Over the years, Israel managed to distance the international organisation by resorting to bilateral dealings, US sponsorship of the peace process, the Quartet (the UN, the EU, The US and Russia) and other frameworks that secured for Israel the convenient political environment. Unfortunately, the Palestinian leadership went along with the trend, ending up becoming Israel’s helper and enabler, under Oslo particularly, to manage the occupation and see the status quo as the right prelude to a permanent solution, legalising rather than ending the occupation; and reducing the Palestinian national aspirations for self determination and statehood to nothing more than seemingly improved living conditions and temporary survival with no rights. Is this not what the Nation State Law passed by the Israeli Knesset means? Is this not what the “deal of the century” specifically dictates?

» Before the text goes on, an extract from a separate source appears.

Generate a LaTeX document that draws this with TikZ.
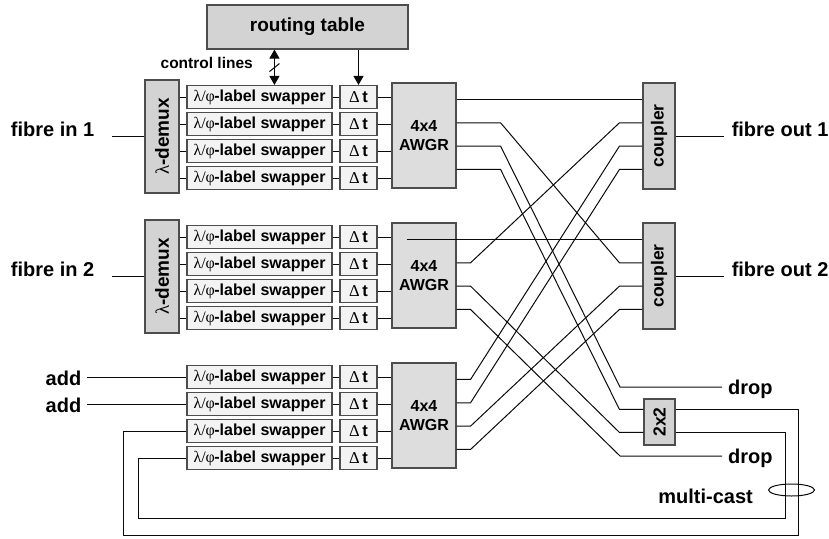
\documentclass[tikz,border=0pt]{standalone}
\usepackage{graphicx}
\usepackage{fontspec}
\setmainfont{Liberation Sans}
\newfontfamily\grk{Liberation Serif}
\usetikzlibrary{arrows.meta,calc,shapes.geometric}

\definecolor{boxline}{HTML}{4D4D4D}
\definecolor{darkfill}{HTML}{D3D3D3}
\definecolor{awgrfill}{HTML}{DDDDDD}
\definecolor{lightfill}{HTML}{F3F3F3}
\definecolor{wirecol}{HTML}{0A0A0A}

\newcommand\setfs[1]{\fontsize{#1}{#1}\selectfont}

\begin{document}
\begin{tikzpicture}[x=1pt,y=-1pt,
  box/.style={draw=boxline, line width=1.1pt, inner sep=0pt},
  darkbox/.style={box, fill=darkfill, font=\bfseries\setfs{17.5}},
  awgrbox/.style={box, fill=awgrfill, minimum width=64, minimum height=105,
    align=center, font=\bfseries\fontsize{16}{19}\selectfont},
  swbox/.style={box, fill=lightfill, minimum width=145, minimum height=23,
    font=\bfseries\setfs{16}},
  dtbox/.style={box, fill=lightfill, minimum width=37, minimum height=23,
    font=\bfseries\setfs{16.5}},
  wire/.style={draw=wirecol, line width=1pt},
  ctrl/.style={wire, -{Triangle[length=9pt,width=10pt]}},
  ctrlboth/.style={wire, {Triangle[length=9pt,width=10pt]}-{Triangle[length=9pt,width=10pt]}},
  lbl/.style={inner sep=0pt, font=\bfseries\setfs{20}},
]
\useasboundingbox (0,0) rectangle (829,538);

% routing table and its control lines
\node[darkbox, minimum width=201, minimum height=44, font=\bfseries\setfs{19}]
  (rt) at (307.5,27) {routing table};

% three input blocks: label swappers, delay stages and AWGRs
\foreach \k in {0,1,2}{
  \node[awgrbox] (aw\k) at (424,{135.5+140*\k}) {4x4\\AWGR};
  \foreach \i in {0,...,3}{
    \node[swbox] (sw\k\i) at (259.5,{97+140*\k+27*\i})
      {{\mdseries\grk λ/φ}\kern-0.6pt-label swapper};
    \node[dtbox] (dt\k\i) at (358.5,{97+140*\k+27*\i})
      {{\mdseries\grk Δ}\,t};
    \draw[wire] (sw\k\i) -- (dt\k\i);
    \draw[wire] (dt\k\i.east) -- (dt\k\i -| aw\k.west);
  }
  \foreach \j in {0,...,3}{
    \coordinate (o\k\j) at ($(aw\k.north east)+(0,{17+23.33*\j})$);
  }
}

% wavelength demultiplexers on the fibre inputs
\foreach \k/\n in {0/1,1/2}{
  \node[darkbox, minimum width=34, minimum height=113, font=\bfseries\setfs{19}]
    (dm\k) at (162,{136.5+140*\k}) {\rotatebox{90}{{\mdseries\grk λ}-demux}};
  \foreach \i in {0,...,3}{
    \draw[wire] (dm\k.east |- sw\k\i) -- (sw\k\i.west);
  }
  \coordinate (fin\k) at ($(dm\k.west)+(-32,0)$);
  \draw[wire] (fin\k) -- (dm\k.west);
  \node[lbl, anchor=base east] (finl\k) at ($(fin\k)+(-18,0)$) {fibre in \n};
}

% couplers on the fibre outputs
\foreach \k/\n in {0/1,1/2}{
  \node[darkbox, minimum width=32, minimum height=106]
    (cp\k) at (659,{136+140*\k}) {\rotatebox{90}{coupler}};
  \foreach \j in {0,...,3}{
    \coordinate (ci\k\j) at ($(cp\k.north west)+(0,{17+23.33*\j})$);
  }
  \coordinate (fout\k) at ($(cp\k.east)+(48,0)$);
  \draw[wire] (cp\k.east) -- (fout\k);
  \node[lbl, anchor=base west] (foutl\k) at ($(fout\k)+(8,0)$) {fibre out \n};
}

% control lines from the routing table
\coordinate (ctl) at ($(rt.south west)+(68,0)$);
\draw[ctrlboth] (ctl) -- (ctl |- sw00.north);
\draw[wire] ($(ctl)+(-5,22)$) -- ($(ctl)+(5,14)$);
\draw[ctrl] (rt.south -| dt00) -- (dt00.north);
\node[inner sep=0pt, anchor=base east, font=\bfseries\setfs{15.5}]
  (ctll) at (253,68.5) {control lines};

% 2x2 multicast switch and drop ports
\node[darkbox, minimum width=31, minimum height=46] (sx) at (659.5,422)
  {\rotatebox{90}{2x2}};
\coordinate (sxi0) at ($(sx.north west)+(0,11)$);
\coordinate (sxi1) at ($(sx.north west)+(0,34)$);
\coordinate (sxo0) at ($(sx.north east)+(0,11)$);
\coordinate (sxo1) at ($(sx.north east)+(0,34)$);
\coordinate (drop0) at (722,387);
\coordinate (drop1) at (722,456);
\node[lbl, anchor=base west] (dropl0) at ($(drop0)+(6,7)$) {drop};
\node[lbl, anchor=base west] (dropl1) at ($(drop1)+(6,7)$) {drop};

% AWGR 1 outputs
\draw[wire] (o00) -- (ci00);
\draw[wire] (o01) -- ++(44,0) -- ($(ci11)+(-23,0)$) -- (ci11);
\draw[wire] (o02) -- ++(44,0) -- ($(drop0)+(-102,0)$) -- (drop0);
\draw[wire] (o03) -- ++(44,0) -- ($(sxi0)+(-24,0)$) -- (sxi0);
% AWGR 2 outputs
\draw[wire] ($(o10)+(-50,0)$) -- (ci10);
\draw[wire] (o11) -- ++(14,0) -- ($(ci01)+(-23,0)$) -- (ci01);
\draw[wire] (o12) -- ++(14,0) -- ($(sxi1)+(-24,0)$) -- (sxi1);
\draw[wire] (o13) -- ++(14,0) -- ($(drop1)+(-102,0)$) -- (drop1);
% AWGR 3 outputs
\draw[wire] (o20) -- ++(14,0) -- ($(ci02)+(-23,0)$) -- (ci02);
\draw[wire] (o21) -- ++(14,0) -- ($(ci03)+(-23,0)$) -- (ci03);
\draw[wire] (o22) -- ++(14,0) -- ($(ci12)+(-23,0)$) -- (ci12);
\draw[wire] (o23) -- ++(14,0) -- ($(ci13)+(-23,0)$) -- (ci13);

% add ports
\foreach \i in {0,1}{
  \coordinate (add\i) at ($(sw2\i.west)+(-99,0)$);
  \draw[wire] (add\i) -- (sw2\i.west);
  \node[lbl, anchor=base east] (addl\i) at ($(add\i)+(-6,8)$) {add};
}

% multicast loop-back fibres
\draw[wire] (sxo0) -| (798,535) -| ($(sw22.west)+(-63,0)$) -- (sw22.west);
\draw[wire] (sxo1) -| (785,518) -| ($(sw23.west)+(-48,0)$) -- (sw23.west);
\node[draw=wirecol, line width=1pt, ellipse, minimum width=46, minimum height=12,
  inner sep=0pt] (mc) at (791.5,490) {};
\node[lbl, anchor=base east] (mcl) at (753,503) {multi-cast};
\end{tikzpicture}
\end{document}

Evidently, any annexation may not change the reality on the ground. The land designated for annexation is already occupied by Israel and has been so for more than 50 years. Jerusalem was annexed 40 years ago. But this does not mean acquiescence to the abnormal reality by continuing to pant desperately behind the two-state mirage and the many other obsolete peace process gimmicks that only helped Israel buy time to prevent any possibility of Palestinian statehood by creating irreversible facts on the ground as we clearly see right now.
The real issue is the occupation. The Palestinians, with strong Arab support, should focus on ending the Israeli occupation and the removal of the settlements as was the case of the Sinai settlements, and as required by international law. This goal was evaded years ago in favour of an elusive, ambiguous, undefined and a hollow peace process.
It is time that the Palestinians exit the cycle that after decades of sterile negotiations landed them in this detrimental abyss. It is time to formulate a new strategy to put their cause on the UN stage, demanding firmly and clearly that the occupation should end and the legitimate Palestinian rights, as defined and recognised by the UN, should be addressed justly and rightly.
The Palestinians should exercise their legitimate rights to liberate themselves and to restore normal existence as they deserve and as all other nations do. This is the right road to peace, security and stability for the region and its people. This is the way to end the century-old conflict, the resulting uncertainty and violence.